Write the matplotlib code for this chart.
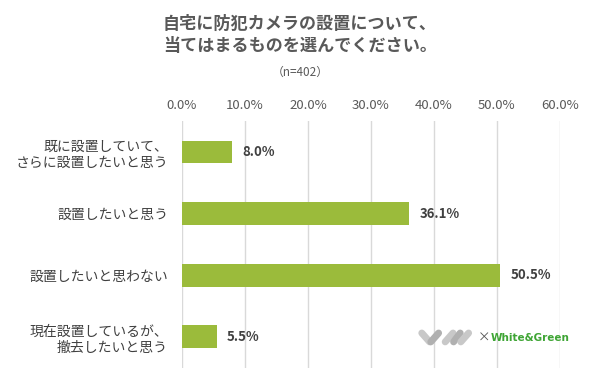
import matplotlib.pyplot as plt
from matplotlib.lines import Line2D

plt.rcParams['font.family'] = ['Noto Sans CJK JP', 'DejaVu Sans']

categories = ['既に設置していて、\nさらに設置したいと思う',
              '設置したいと思う',
              '設置したいと思わない',
              '現在設置しているが、\n撤去したいと思う']
values = [8.0, 36.1, 50.5, 5.5]
ticks = [0, 10, 20, 30, 40, 50, 60]
tick_labels = ['0.0%', '10.0%', '20.0%', '30.0%', '40.0%', '50.0%', '60.0%']

bar_color = '#9BBB3B'
text_gray = '#595959'

fig = plt.figure(figsize=(6, 3.85), dpi=100)
ax = fig.add_axes([0.3033, 0.045, 0.63, 0.64])

y = list(range(len(categories)))
ax.barh(y, values, height=0.37, color=bar_color, zorder=3)
for yi, v in zip(y, values):
    ax.text(v + 1.6, yi, f'{v:.1f}%', va='center', ha='left',
            fontsize=9.5, fontweight='bold', color='#404040')

ax.set_xlim(0, 60)
ax.set_ylim(len(categories) - 0.5, -0.5)
ax.set_xticks(ticks)
ax.set_xticklabels(tick_labels, fontsize=9.5, color=text_gray)
ax.xaxis.tick_top()
ax.tick_params(axis='x', length=0, pad=7)
ax.set_yticks(y)
ax.set_yticklabels(categories, fontsize=10, color='#404040', linespacing=1.25)
ax.tick_params(axis='y', length=0, pad=10)
ax.grid(axis='x', color='#D9D9D9', linewidth=1, zorder=0)
for s in ax.spines.values():
    s.set_visible(False)

fig.text(0.5, 0.91, '自宅に防犯カメラの設置について、\n当てはまるものを選んでください。',
         ha='center', va='center', fontsize=12.3, fontweight='bold',
         color=text_gray, linespacing=1.3)
fig.text(0.5, 0.812, '（n=402）', ha='center', va='center', fontsize=8.5, color=text_gray)

# logo
for (x0, y0, x1, y1, c) in [(0.703, 0.135, 0.716, 0.112, '#C8C8C8'),
                            (0.718, 0.112, 0.731, 0.135, '#B0B0B0'),
                            (0.742, 0.112, 0.755, 0.135, '#C8C8C8'),
                            (0.756, 0.112, 0.767, 0.135, '#B0B0B0'),
                            (0.768, 0.112, 0.781, 0.135, '#C8C8C8')]:
    fig.add_artist(Line2D([x0, x1], [y0, y1], transform=fig.transFigure,
                          color=c, linewidth=5, solid_capstyle='round'))
fig.text(0.797, 0.122, '×', ha='left', va='center', fontsize=9, color='#555555')
fig.text(0.818, 0.122, 'White&Green', ha='left', va='center', fontsize=7.5,
         fontweight='bold', color='#3FA535', family=['DejaVu Sans'])

fig.savefig('out.png', dpi=100)
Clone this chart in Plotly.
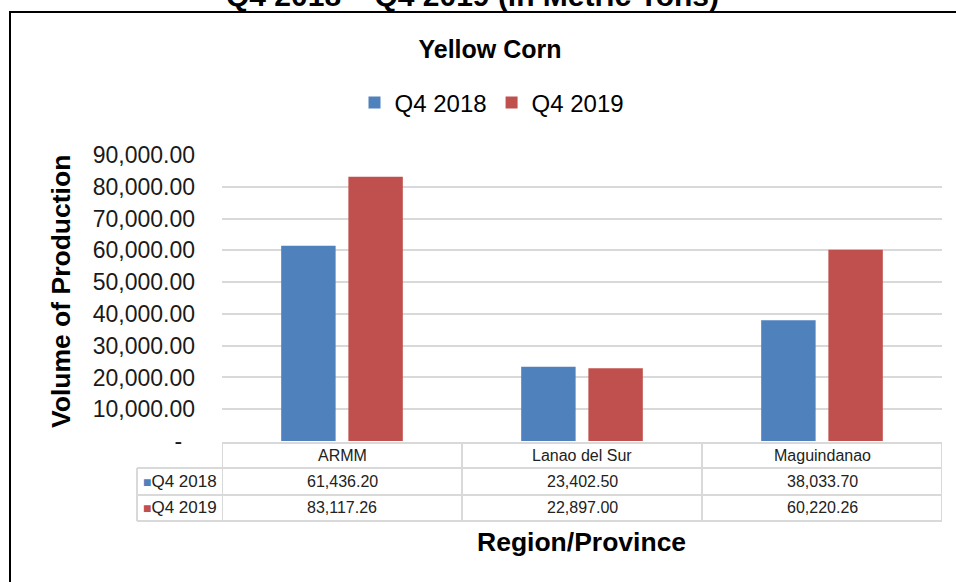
import plotly.graph_objects as go

# ---- data ----
categories = ["ARMM", "Lanao del Sur", "Maguindanao"]
series_names = ["Q4 2018", "Q4 2019"]
q4_2018 = [61436.20, 23402.50, 38033.70]
q4_2019 = [83117.26, 22897.00, 60220.26]
series_values = [q4_2018, q4_2019]
series_colors = ["#4f81bd", "#c0504d"]
y_tick_values = [0, 10000, 20000, 30000, 40000, 50000, 60000, 70000, 80000, 90000]
y_tick_labels = ["-\u00a0\u00a0", "10,000.00", "20,000.00", "30,000.00", "40,000.00",
                 "50,000.00", "60,000.00", "70,000.00", "80,000.00", "90,000.00"]

W, H = 956, 582
ML, MR, MT, MB = 222, 14, 155, 141
PH = H - MT - MB
PW = W - ML - MR


def py(p):  # pixel row -> paper y
    return (H - MB - p) / PH


def px(p):  # pixel col -> paper x
    return (p - ML) / PW


FONT = "Liberation Sans, Arial, sans-serif"
NARROW = "Liberation Sans Narrow, Arial Narrow, Liberation Sans, Arial, sans-serif"
GRID = "#d9d9d9"

fig = go.Figure()
for name, vals, col in zip(series_names, series_values, series_colors):
    fig.add_trace(go.Bar(x=categories, y=vals, name=name, marker=dict(color=col, line=dict(width=0))))

shapes = []
annotations = []

# outer chart border
shapes.append(dict(type="rect", xref="paper", yref="paper", x0=px(10), x1=px(1000),
                   y0=py(640), y1=py(12), line=dict(color="black", width=2), layer="above"))

# data table lines
rows_y = [443, 468, 495, 521]
n = len(categories)
shapes.append(dict(type="line", xref="x", yref="paper", x0=-0.5, x1=n - 0.5,
                   y0=py(rows_y[0]), y1=py(rows_y[0]), line=dict(color=GRID, width=2)))
for r in rows_y[1:]:
    shapes.append(dict(type="line", xref="paper", yref="paper", x0=px(137), x1=1,
                       y0=py(r), y1=py(r), line=dict(color=GRID, width=2)))
for i in range(n + 1):
    shapes.append(dict(type="line", xref="x", yref="paper", x0=i - 0.5, x1=i - 0.5,
                       y0=py(rows_y[0]), y1=py(rows_y[-1]), line=dict(color=GRID, width=2)))
shapes.append(dict(type="line", xref="paper", yref="paper", x0=px(137), x1=px(137),
                   y0=py(rows_y[1]), y1=py(rows_y[-1]), line=dict(color=GRID, width=2)))

# table text
for c in categories:
    annotations.append(dict(x=c, xref="x", y=py((rows_y[0] + rows_y[1]) / 2), yref="paper",
                            text=c, showarrow=False, yanchor="middle",
                            font=dict(family=NARROW, size=16, color="#222")))
for k, (name, vals, col) in enumerate(zip(series_names, series_values, series_colors)):
    yc = py((rows_y[k + 1] + rows_y[k + 2]) / 2)
    annotations.append(dict(x=px(141), xref="paper", y=yc, yref="paper", xanchor="left",
                            yanchor="middle", showarrow=False,
                            text=f"<span style='color:{col};font-size:14px'>■</span>{name}",
                            font=dict(family=NARROW, size=17, color="#222")))
    for c, v in zip(categories, vals):
        annotations.append(dict(x=c, xref="x", y=yc, yref="paper", text=f"{v:,.2f}",
                                showarrow=False, yanchor="middle",
                                font=dict(family=NARROW, size=16, color="#222")))

# page title (cut off at top, as in the source)
annotations.append(dict(x=px(472), xref="paper", y=py(14), yref="paper", yanchor="bottom",
                        text="<b>Q4 2018 – Q4 2019 (in Metric Tons)</b>", showarrow=False,
                        font=dict(family=FONT, size=30, color="black")))
# axis titles
annotations.append(dict(x=px(61), xref="paper", y=py(292), yref="paper", textangle=-90,
                        text="<b>Volume of Production</b>", showarrow=False,
                        xanchor="center", yanchor="middle",
                        font=dict(family=FONT, size=26.5, color="black")))
annotations.append(dict(x=px(581), xref="paper", y=py(542), yref="paper",
                        text="<b>Region/Province</b>", showarrow=False,
                        xanchor="center", yanchor="middle",
                        font=dict(family=FONT, size=26.5, color="black")))

fig.update_layout(
    width=W, height=H,
    margin=dict(l=ML, r=MR, t=MT, b=MB, autoexpand=False),
    paper_bgcolor="white", plot_bgcolor="white",
    barmode="group", bargap=0.44, bargroupgap=0.19,
    title=dict(text="<b>Yellow Corn</b>", x=490 / W, xref="container", xanchor="center",
               y=1 - 49 / H, yref="container", yanchor="middle",
               font=dict(family=FONT, size=25, color="black")),
    legend=dict(orientation="h", x=px(492), xanchor="center", y=py(103), yanchor="middle",
                font=dict(family=FONT, size=24, color="black"), itemwidth=30,
                bgcolor="rgba(0,0,0,0)"),
    xaxis=dict(showticklabels=False, showgrid=False, showline=False, zeroline=False,
               ticks="", range=[-0.5, n - 0.5]),
    yaxis=dict(range=[0, 90000], tickvals=y_tick_values, ticktext=y_tick_labels,
               showgrid=True, gridcolor=GRID, gridwidth=2, zeroline=False, showline=False,
               ticks="", ticklabelstandoff=26,
               tickfont=dict(family=FONT, size=23, color="#1a1a1a")),
    shapes=shapes,
    annotations=annotations,
    showlegend=True,
)

fig.write_html(
    "out.html",
    config={"displayModeBar": False},
    post_script="document.body.style.margin='0';document.body.style.overflow='hidden';",
)
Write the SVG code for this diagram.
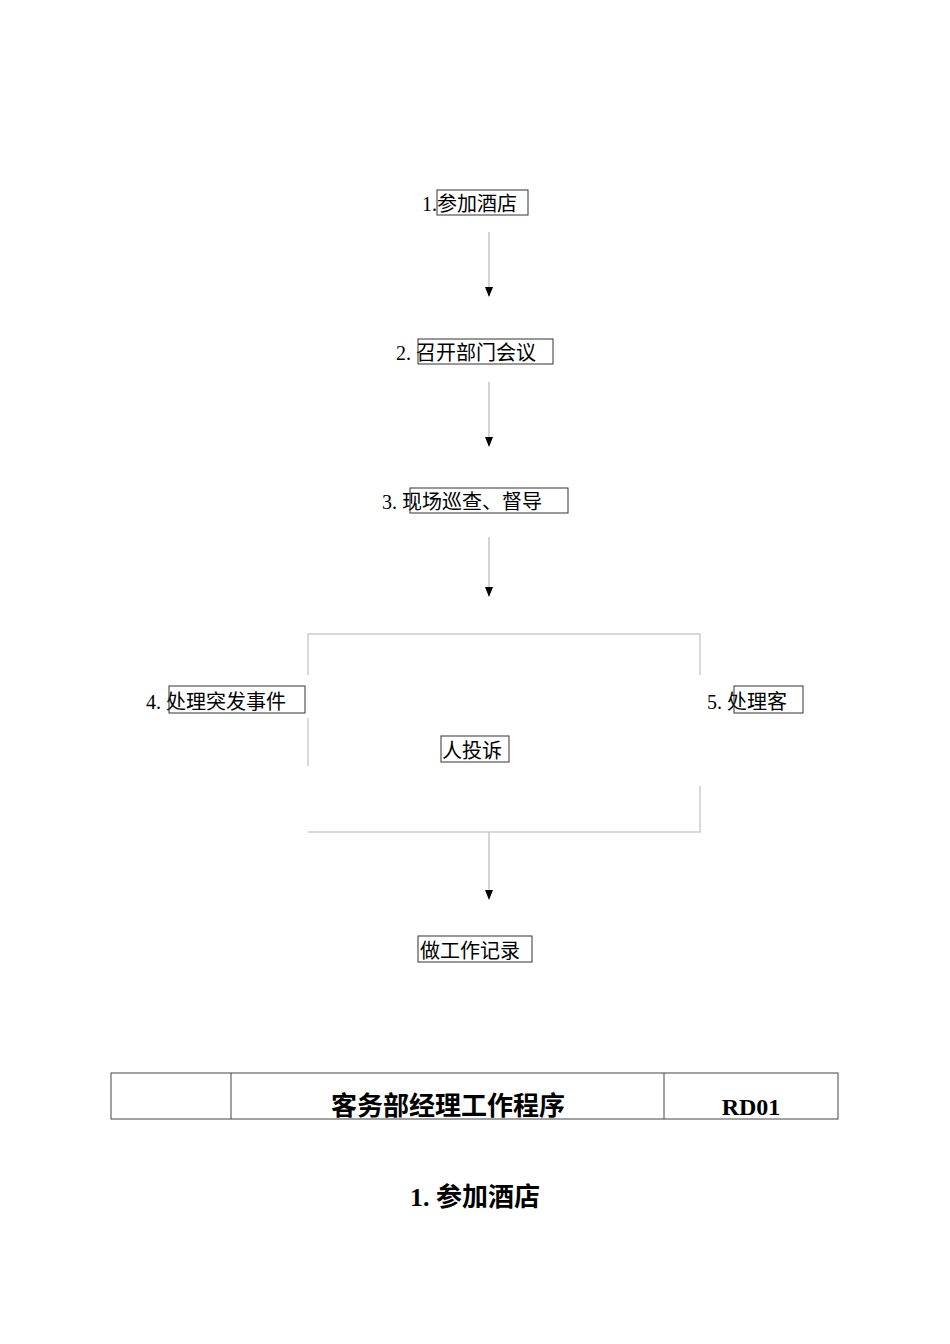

* * *

> [YOUR OBJECTIVE]: Using the listing above, gather each line that holds the string "chart" and copy it.

> [WRITTEN SOLUTION]:
Write the matplotlib code for this chart.
Clone this chart in Plotly.
# outer chart border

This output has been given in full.